/FONTES PRIMÁRIAS PARA A SALA DE AULA 002 – ABOLIÇÃO na tradição oral “perpetuada” pela música

FONTES PRIMÁRIAS PARA A SALA DE AULA 002 – ABOLIÇÃO na tradição oral “perpetuada” pela música

A) JONGO “Pisei na pedra”, evocando a libertação dos escravos pela Princesa Isabel

Natureza e data do texto: quando da sua libertação em 13 de maio de 1888, os homens e mulheres que haviam sido escravizados e trabalhavam nas fazendas de café do Vale do Paraíba “cantaram sem parar por três dias e três noites”* (1) esta música, que ainda hoje é cantada, quase 130 anos depois, pelas comunidades de jongueiros no Brasil afora:

“Eu pisei na pedra

Pedra balanceou

Mundo tava torto

Rainha endireitou”

Interpretação: Pedra, aqui, sem dúvida é Pedro II. Sendo assim, os negros estariam atribuindo a Abolição à sua ação política através de fugas, revoltas e resistência, que teriam pressionado e feito a “pedra” balançar. Notem o protagonismo, a afirmação da ação: “Eu pisei na pedra”. O mundo torto, sem dúvida, é a escravidão, regime injusto, intolerável, desumano. A Rainha é a Princesa Isabel, a quem se agradece, embora seja a ação dos negros que seja colocada como a causa da libertação.

*Fonte da música: SILVA,Eduardo. Dom Obá II, o Príncipe do Povo.p.182.

B) JONGO atribuído a Darcy Monteiro (o saudoso Mestre Darcy da Serrinha, 1932-2002)
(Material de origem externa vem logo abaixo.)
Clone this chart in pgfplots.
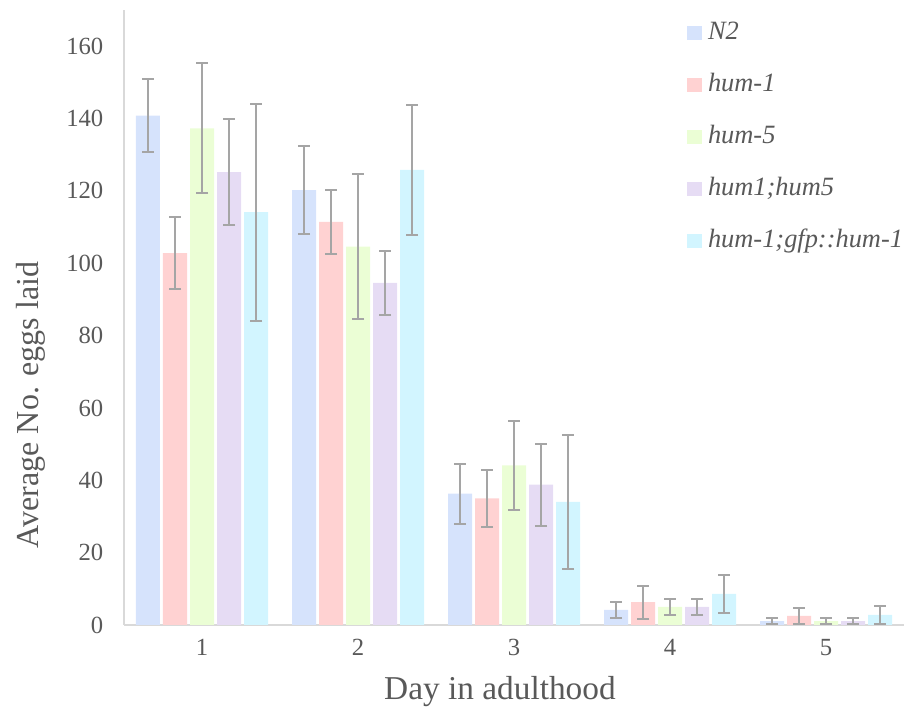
\documentclass[border=0pt]{standalone}
\usepackage{fontspec}
\setmainfont{Liberation Serif}
\usepackage{pgfplots}
\pgfplotsset{compat=1.18}
\usepackage{pgfplotstable}
\definecolor{cN}{RGB}{214,227,252}
\definecolor{cA}{RGB}{255,210,210}
\definecolor{cB}{RGB}{235,254,213}
\definecolor{cC}{RGB}{230,220,244}
\definecolor{cD}{RGB}{210,245,255}
\definecolor{txt}{RGB}{89,89,89}
\definecolor{errc}{RGB}{165,165,165}
\definecolor{axc}{RGB}{217,217,217}

\pgfplotstableread{
x y e
1 140.8 10.0
2 120.2 12.2
3 36.3 8.3
4 4.2 2.2
5 1.1 0.8
}\tN
\pgfplotstableread{
x y e
1 102.8 10.0
2 111.4 8.8
3 35.0 7.8
4 6.3 4.6
5 2.5 2.2
}\tA
\pgfplotstableread{
x y e
1 137.3 18.0
2 104.6 20.0
3 44.1 12.4
4 5.0 2.3
5 1.1 0.8
}\tB
\pgfplotstableread{
x y e
1 125.2 14.7
2 94.6 8.8
3 38.8 11.3
4 5.0 2.3
5 1.1 0.8
}\tC
\pgfplotstableread{
x y e
1 114.1 30.0
2 125.8 18.0
3 34.0 18.5
4 8.6 5.2
5 2.8 2.5
}\tD

\begin{document}
\begin{tikzpicture}
\begin{axis}[
  scale only axis, width=585pt, height=461.25pt,
  xmin=0.5, xmax=5.5, ymin=0, ymax=170,
  axis x line=bottom, axis y line=left,
  axis line style={draw=axc, line width=0.9pt, -},
  xtick={1,2,3,4,5}, ytick={0,20,...,160},
  major tick length=0pt,
  tick label style={font=\fontsize{18.5}{20}\selectfont, text=txt},
  /pgf/number format/assume math mode=true,
  yticklabel style={xshift=-12pt},
  xticklabel style={yshift=-7pt},
  ybar=2.25pt, bar width=18pt,
  xlabel={Day in adulthood}, ylabel={Average No. eggs laid},
  label style={font=\fontsize{24}{28}\selectfont, text=txt},
  xlabel style={at={(axis description cs:0.482,-0.1205)}, anchor=base, font=\fontsize{25}{28}\selectfont},
  ylabel style={at={(axis description cs:-0.109,0.358)}, anchor=base, rotate=0},
  legend style={at={(axis description cs:0.7218,0.981)}, anchor=north west,
    draw=none, fill=none, inner sep=0pt, outer sep=0pt, row sep=22pt,
    font=\fontsize{19.8}{22}\selectfont\itshape, text=txt,
    nodes={inner sep=0pt, text height=13pt, text depth=4pt},
    /tikz/every odd column/.style={column sep=4.5pt}},
  legend cell align=left,
  legend image code/.code={\fill[#1,draw=none] (0pt,-5.6pt) rectangle (11.25pt,5.6pt);},
  every axis plot/.append style={draw=none,
    error bars/y dir=both, error bars/y explicit,
    error bars/error mark=|,
    error bars/error bar style={draw=errc, line width=1.5pt},
    error bars/error mark options={draw=errc, line width=1.5pt, mark size=4.5pt}},
]
\addplot[fill=cN] table[x=x,y=y,y error=e]{\tN};
\addplot[fill=cA] table[x=x,y=y,y error=e]{\tA};
\addplot[fill=cB] table[x=x,y=y,y error=e]{\tB};
\addplot[fill=cC] table[x=x,y=y,y error=e]{\tC};
\addplot[fill=cD] table[x=x,y=y,y error=e]{\tD};
\legend{N2,hum-1,hum-5,hum1;hum5,hum-1;gfp::hum-1}
\end{axis}
\pgfresetboundingbox
\useasboundingbox ([shift={(-93pt,-62.25pt)}]current axis.south west) rectangle ([shift={(3pt,7.5pt)}]current axis.north east);
\end{tikzpicture}
\end{document}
Natureza de data do texto: aqui temos o “Pisei na Pedra” recriado a partir do jongo tradicional, por parte de Mestre Darcy, filho de Vovó Maria Joana (1902-1986), vinda de Valença no interior do Estado do Rio de Janeiro (região do Vale do Paraíba). Mestre Darcy, que participou do movimento negro e correu o mundo como músico, decerto deve ter ouvido sua mãe cantar a versão tradicional quando era criança. É interessante notar que ele recriou o jongo, incorporando uma visão mais moderna da Abolição. Estive em uma mesa-redonda com ele em que Mestre Darcy admitiu ter feito esta mudança propositalmente:

“Pisei na pedra

Pedra balanceou

Levanta meu povo

Cativeiro se acabou”

Interpretação: Vejam que a “Princesa” sai de cena e a música conclama o povo a se levantar, relembrando que o cativeiro já acabou, a hora da mudança chegou.

Obs: Creio que estas duas versões podem ser utilizadas em sala de aula para debater o papel da resistência negra na Abolição. E também o processo de recriação da tradição oral negra, que recria os elementos tradicionais incorporando novos significados históricos.